You may not always make the right decisions or choose the right product or read the right book. But you are an eXpert in the person you have chosen to care for.

Sunday, 2 August 2015

The small miracle of introverts

One of my favourite characters, Kermit the frog, sings the pensive song, "It's not Easy Being Green." He laments how green blends in with everything and is kind of boring. He thinks perhaps orange or red would be more fun, but finally concludes that green, the colour of spring and trees and other wonderful things, is an okay thing to be.

I'm with you, Kermit, except I have a slightly different twist on it. I think it's not easy being seen.

I always thought of myself as shy, before I knew the word "introvert." Shy was a bad thing, and I tried to overcome it. With it came "socially awkward" "verbally inept" and not too bright. These were my perceptions of myself as a child, teenager and into adulthood. I struggled (and still do) with situations that others find easy, and it mades me mad.

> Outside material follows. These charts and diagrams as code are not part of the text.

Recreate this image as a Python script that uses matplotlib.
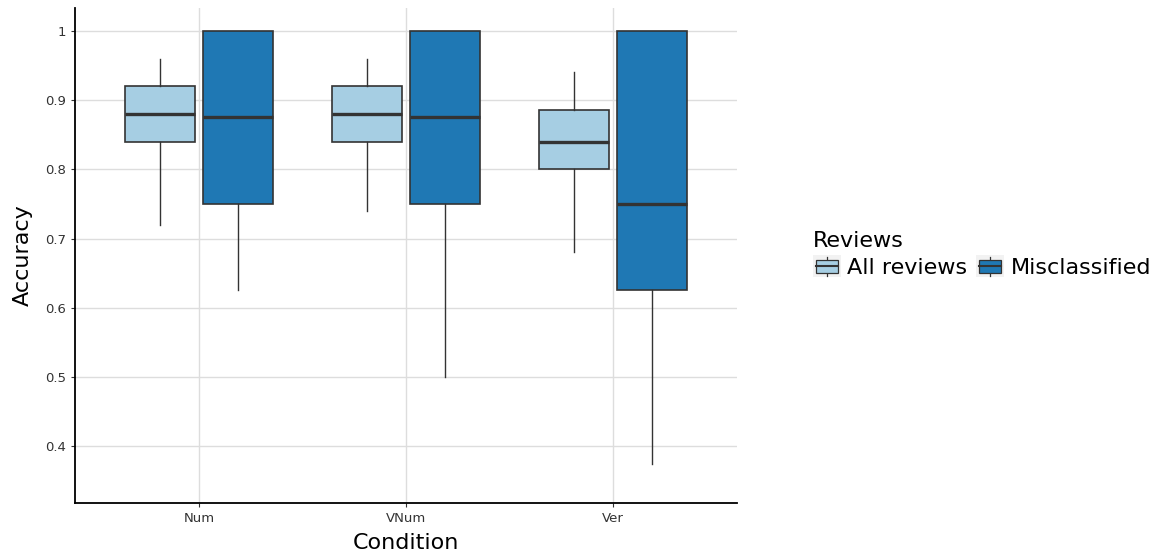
import matplotlib
matplotlib.use("Agg")
import matplotlib.pyplot as plt
from matplotlib.patches import Rectangle
from matplotlib.lines import Line2D
from matplotlib.legend_handler import HandlerBase

conditions = ["Num", "VNum", "Ver"]
groups = ["All reviews", "Misclassified"]
colors = ["#a6cee3", "#1f78b4"]

# per group, per condition: (whislo, q1, med, q3, whishi)
all_reviews = [
    (0.72, 0.84, 0.88, 0.92, 0.96),
    (0.74, 0.84, 0.88, 0.92, 0.96),
    (0.68, 0.80, 0.84, 0.885, 0.94),
]
misclassified = [
    (0.625, 0.75, 0.875, 1.0, 1.0),
    (0.50, 0.75, 0.875, 1.0, 1.0),
    (0.375, 0.625, 0.75, 1.0, 1.0),
]
series = [all_reviews, misclassified]

fig = plt.figure(figsize=(11.56, 5.54), dpi=100)
ax = fig.add_axes([75/1156, 1-503/554, (737-75)/1156, (503-8)/554])

edge = "#333333"
offsets = [-0.1875, 0.1875]
for g, (data, col, off) in enumerate(zip(series, colors, offsets)):
    stats = []
    for vals in data:
        lo, q1, med, q3, hi = vals
        stats.append(dict(whislo=lo, q1=q1, med=med, q3=q3, whishi=hi, fliers=[]))
    pos = [i + off for i in range(len(conditions))]
    ax.bxp(stats, positions=pos, widths=0.3375, patch_artist=True,
           showcaps=False, showfliers=False,
           boxprops=dict(facecolor=col, edgecolor=edge, linewidth=1.2),
           medianprops=dict(color=edge, linewidth=2.4),
           whiskerprops=dict(color=edge, linewidth=1.0),
           manage_ticks=False, zorder=3)

ax.set_xlim(-0.6, 2.6)
ax.set_ylim(0.318, 1.033)
ax.set_xticks(range(len(conditions)))
ax.set_xticklabels(conditions)
ax.set_yticks([0.4, 0.5, 0.6, 0.7, 0.8, 0.9, 1.0])
ax.set_yticklabels(["0.4", "0.5", "0.6", "0.7", "0.8", "0.9", "1"])
ax.tick_params(axis="both", labelsize=9.5, length=3, width=0.8, color="#333333", labelcolor="#333333")
ax.grid(True, color="#dddddd", linewidth=1.0, zorder=0)
ax.set_axisbelow(True)
for s in ["top", "right"]:
    ax.spines[s].set_visible(False)
for s in ["left", "bottom"]:
    ax.spines[s].set_linewidth(1.3)
    ax.spines[s].set_color("black")
ax.set_xlabel("Condition", fontsize=16, labelpad=6)
ax.set_ylabel("Accuracy", fontsize=16, labelpad=9)


class BoxHandler(HandlerBase):
    def __init__(self, color):
        super().__init__()
        self.color = color

    def create_artists(self, legend, orig_handle, xdescent, ydescent, width, height, fontsize, trans):
        bg = Rectangle((-xdescent, -ydescent), width, height, facecolor="#f2f2f2", edgecolor="none", transform=trans)
        bw = width * 0.8
        bx = -xdescent + (width - bw) / 2
        by = -ydescent + height * 0.2
        bh = height * 0.6
        box = Rectangle((bx, by), bw, bh, facecolor=self.color, edgecolor=edge, linewidth=0.9, transform=trans)
        cx = -xdescent + width / 2
        w1 = Line2D([cx, cx], [-ydescent + height * 0.05, by], color=edge, linewidth=0.9, transform=trans)
        w2 = Line2D([cx, cx], [by + bh, -ydescent + height * 0.95], color=edge, linewidth=0.9, transform=trans)
        med = Line2D([bx, bx + bw], [by + bh / 2, by + bh / 2], color=edge, linewidth=1.5, transform=trans)
        return [bg, w1, w2, box, med]


h1 = Rectangle((0, 0), 1, 1)
h2 = Rectangle((0, 0), 1, 1)
leg = fig.legend([h1, h2], groups, loc="upper left", bbox_to_anchor=(813/1156, 1-231/554),
                 ncol=2, frameon=False, fontsize=16, title="Reviews", title_fontsize=16,
                 handler_map={h1: BoxHandler(colors[0]), h2: BoxHandler(colors[1])},
                 handlelength=1.25, handleheight=1.15, handletextpad=0.3, columnspacing=0.4,
                 borderpad=0.0, borderaxespad=0.0, labelspacing=0.2, alignment="left")

fig.savefig("out.png", dpi=100)
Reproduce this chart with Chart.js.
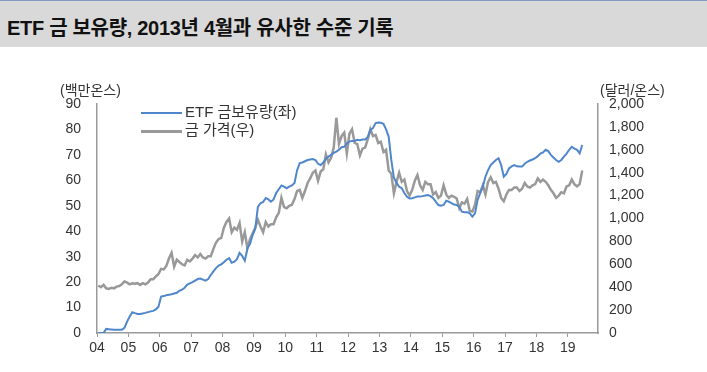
<!DOCTYPE html>
<html>
<head>
<meta charset="utf-8">
<script src="https://cdn.jsdelivr.net/npm/chart.js@4/dist/chart.umd.min.js"></script>
<style>
  html, body { margin: 0; padding: 0; background: #fff; }
  body { width: 707px; height: 372px; position: relative; overflow: hidden;
         font-family: "Liberation Sans", "Noto Sans CJK KR", sans-serif; color: #333; }
  #title { position: absolute; left: 0; top: 0; width: 707px; height: 47px;
           background: #d9d9d9; border-top: 1px solid #7f9cc0; box-sizing: border-box; }
  #title span { position: absolute; left: 7px; top: 11px; font-size: 20px; font-weight: bold;
                color: #111; letter-spacing: -0.3px; }
  #chart-wrap { position: absolute; left: 0; top: 0; width: 707px; height: 372px; }
  .unit { position: absolute; font-size: 14px; color: #333; }
  .legend { position: absolute; left: 141px; font-size: 15px; color: #333; }
  .legend i { display: inline-block; width: 41px; height: 2px; vertical-align: middle; margin-right: 3px; }
</style>
</head>
<body>
<div id="chart-wrap"><canvas id="c" width="707" height="372"></canvas></div>
<div id="title"><span>ETF 금 보유량, 2013년 4월과 유사한 수준 기록</span></div>
<div class="unit" style="left:60px; top:79px;">(백만온스)</div>
<div class="unit" style="left:600px; top:79px;">(달러/온스)</div>
<div class="legend" style="top:100px;"><i style="background:#4f86cc"></i>ETF 금보유량(좌)</div>
<div class="legend" style="top:118px;"><i style="background:#999;height:3px"></i>금 가격(우)</div>
<script>
// monthly points, Jan 2004 .. Jun 2019
const START_YEAR = 2004;
const ETF_LABEL = "ETF 금보유량(좌)";
const GOLD_LABEL = "금 가격(우)";

// ETF gold holdings, million oz
const etfHoldings = [
  0, 0, 0, 1.6, 1.5, 1.4, 1.3, 1.3, 1.3, 1.3, 2.0, 4.5,
  6.5, 8.2, 7.8, 7.5, 7.5, 7.7, 7.9, 8.2, 8.5, 8.7, 9.3, 10.3,
  14.3, 14.5, 14.8, 15.0, 15.2, 15.5, 15.8, 16.6, 17.0, 17.8, 19.0, 19.5,
  20.0, 20.6, 21.2, 21.4, 21.0, 20.6, 21.2, 22.8, 24.2, 25.5, 26.5, 27.0,
  27.8, 28.8, 29.4, 27.6, 28.0, 29.0, 31.5, 30.3, 28.4, 33.3, 35.0, 38.5,
  41.0, 49.6, 51.0, 51.5, 53.0, 52.5, 51.6, 52.5, 55.0, 56.5, 58.0, 57.5,
  56.9, 57.5, 58.0, 59.0, 64.0, 66.8, 67.0, 67.5, 68.0, 68.2, 68.4, 68.0,
  66.5, 66.0, 67.0, 68.5, 69.3, 70.0, 70.8, 71.3, 72.0, 73.0, 73.2, 74.5,
  75.2, 75.5, 75.5, 75.9, 75.8, 76.0, 76.0, 77.0, 79.8, 80.5, 82.5, 82.7,
  82.6, 82.2, 80.0, 77.2, 68.0, 61.0, 59.0, 57.5, 56.9, 55.0, 53.5, 52.9,
  53.0, 53.3, 53.6, 53.6, 53.8, 54.0, 54.2, 53.8, 53.0, 51.6, 50.3, 50.0,
  50.3, 52.0, 51.6, 51.0, 50.5, 50.3, 49.5, 47.7, 47.5, 47.5, 47.0, 45.7,
  47.0, 52.3, 55.0, 57.5, 61.5, 64.0, 66.0, 67.0, 68.0, 68.7, 66.0, 61.4,
  62.5, 64.7, 65.5, 66.0, 65.5, 65.4, 65.4, 66.5, 67.3, 67.8, 68.2, 68.7,
  69.5, 70.5, 71.0, 72.0, 71.5, 70.0, 69.0, 68.0, 67.3, 68.0, 69.3, 70.5,
  72.0, 73.2, 72.5, 72.0, 70.6, 73.9
];

// gold price, USD/oz
const goldPrice = [
  415, 400, 420, 390, 385, 395, 390, 405, 410, 425, 450, 440,
  425, 435, 430, 435, 420, 435, 425, 440, 470, 470, 495, 515,
  560, 555, 585, 650, 700, 580, 640, 620, 600, 590, 640, 625,
  650, 680, 660, 690, 660, 650, 670, 670, 735, 790, 820, 830,
  920, 970, 1000, 880, 920, 900, 960, 800, 880, 740, 820, 870,
  920, 990, 930, 880, 970, 930, 950, 950, 1010, 1050, 1180, 1100,
  1090, 1110, 1120, 1170, 1240, 1250, 1180, 1240, 1310, 1350, 1400, 1420,
  1330, 1410, 1430, 1560, 1490, 1530, 1620, 1880, 1650, 1720, 1750, 1570,
  1740, 1780, 1660, 1650, 1550, 1610, 1620, 1690, 1780, 1720, 1730, 1660,
  1670, 1580, 1600, 1420, 1390, 1220, 1320, 1400, 1320, 1340, 1240, 1200,
  1250, 1330, 1380, 1290, 1250, 1320, 1300, 1300, 1210, 1230, 1180, 1200,
  1290, 1210, 1180, 1200, 1190, 1175, 1090, 1140, 1130, 1170, 1065, 1060,
  1120, 1240, 1230, 1290, 1210, 1320, 1360, 1310, 1320, 1260, 1180, 1150,
  1210, 1250, 1250, 1270, 1270, 1240, 1260, 1310, 1280, 1270, 1290, 1300,
  1350, 1320, 1340, 1320, 1290, 1250, 1220, 1180, 1200, 1230, 1220, 1280,
  1290, 1340, 1300, 1280, 1300, 1420
];

const leftTicks = [0, 10, 20, 30, 40, 50, 60, 70, 80, 90];
const rightTicks = [0, 200, 400, 600, 800, 1000, 1200, 1400, 1600, 1800, 2000];
const yearTicks = [2004, 2005, 2006, 2007, 2008, 2009, 2010, 2011, 2012, 2013, 2014, 2015, 2016, 2017, 2018, 2019];

const toPoints = arr => arr.map((v, i) => ({ x: START_YEAR + (i + 0.5) / 12, y: v }));

const AXIS = "#9a9a9a";
const TICK_FONT = { family: "Liberation Sans", size: 14 };

new Chart(document.getElementById("c"), {
  type: "line",
  data: {
    datasets: [
      { label: ETF_LABEL, data: toPoints(etfHoldings), yAxisID: "y", borderColor: "#4f86cc",
        borderWidth: 2, pointRadius: 0, tension: 0, order: 1 },
      { label: GOLD_LABEL, data: toPoints(goldPrice), yAxisID: "y2", borderColor: "#999999",
        borderWidth: 2.5, pointRadius: 0, tension: 0, order: 2 },
    ],
  },
  options: {
    responsive: false,
    animation: false,
    events: [],
    layout: { padding: { top: 104, left: 0, right: 0, bottom: 0 } },
    plugins: { legend: { display: false }, tooltip: { enabled: false } },
    scales: {
      x: {
        type: "linear", min: 2004, max: 2019.96,
        afterBuildTicks: s => { s.ticks = yearTicks.map(v => ({ value: v })); },
        afterFit: s => { s.height = 39; },
        ticks: { color: "#333", font: TICK_FONT, padding: 3, maxRotation: 0, autoSkip: false,
                 callback: v => String(v % 100).padStart(2, "0") },
        grid: { display: true, drawOnChartArea: false, drawTicks: true, tickLength: 4, color: AXIS },
        border: { display: true, color: AXIS, width: 1.5 },
      },
      y: {
        position: "left", min: 0, max: 90,
        afterBuildTicks: s => { s.ticks = leftTicks.map(v => ({ value: v })); },
        afterFit: s => { s.width = 97; },
        ticks: { color: "#333", font: TICK_FONT, padding: 16 },
        grid: { display: false, drawTicks: false },
        border: { display: true, color: AXIS, width: 1.5 },
      },
      y2: {
        position: "right", min: 0, max: 2000,
        afterBuildTicks: s => { s.ticks = rightTicks.map(v => ({ value: v })); },
        afterFit: s => { s.width = 109; },
        ticks: { color: "#333", font: TICK_FONT, padding: 11,
                 callback: v => v.toLocaleString("en-US") },
        grid: { display: false, drawTicks: false },
        border: { display: true, color: AXIS, width: 1.5 },
      },
    },
  },
});
</script>
</body>
</html>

Why do I cross the street or avert my eyes rather than talk to an acquaintance? Why do I hate telephones? Why do I cringe when I have to make small talk, and fladgulate myself emotionally because I am so pathetic at it?

On the other hand, how can I easily speak to a group of five hundred people? No butterflies, only passions to share my heart with them. How does that work?

Only recently have I learned that I am an introvert, and that's okay. I have something to offer. I can stop kicking myself.

I read an article, entitled, "15 Things an Introvert Would Never Tell You."1  Not all of them are true of me, but I found it insightful. I do care about birthdays, both mine and yours. I was brought up to believe the day you were born is special, and to be celebrated. I'm a good listener (it means I don't have to talk while I am listening...) and I'd be glad for you to tell me about your weekend.

But I do hate crowds, especially crowds where I am expected to make small talk. I went to church without my husband today, and although I was glad I went, it was hard work. My husband is the extrovert of all extroverts, and talks to everyone. When I am with him, the pressure is off me to interact. I can smile and be sociable, but without the pressure. Because the burden is lifted, I often have more meaningful conversations when he is with me. Small talk makes me curl up inside.

I love alone time, but not too much. I do get lonely, and long for company, but not too much company. Time with my husband or one or two good friends fills my cup. Large social events drain me.

At work, I try to bring my best self. I am friendly to everyone, smiling in greeting and attempting to make each person I encounter feel they are special. I listen. I ask questions. I go outside my comfort zone to be a blessing. At the end of the day, I am wasted, alonging for strong arms around me and that gravelly voice asking. "How was your day?"

The first time I met my husband's friends (in a large, party setting where I was quiet and withdrawn) they took him aside.They asked him how he ended up with someone like me. (I'm sure they didn't mean it to sound quite that insulting.) Then they questioned how it would work. A valid question, I suppose. The answer is--amazingly.

His boisterous, loud, jolly personality is a balance to my quiet, introspective one. He makes me laugh and come out of seclusion to experience adventures. When I suggest a thought or idea, he listens and considers it. We respect and validate each other.

I'm with you, Kermit. Being green, blending in, is not easy.
But it's who God made me, and He said it is good.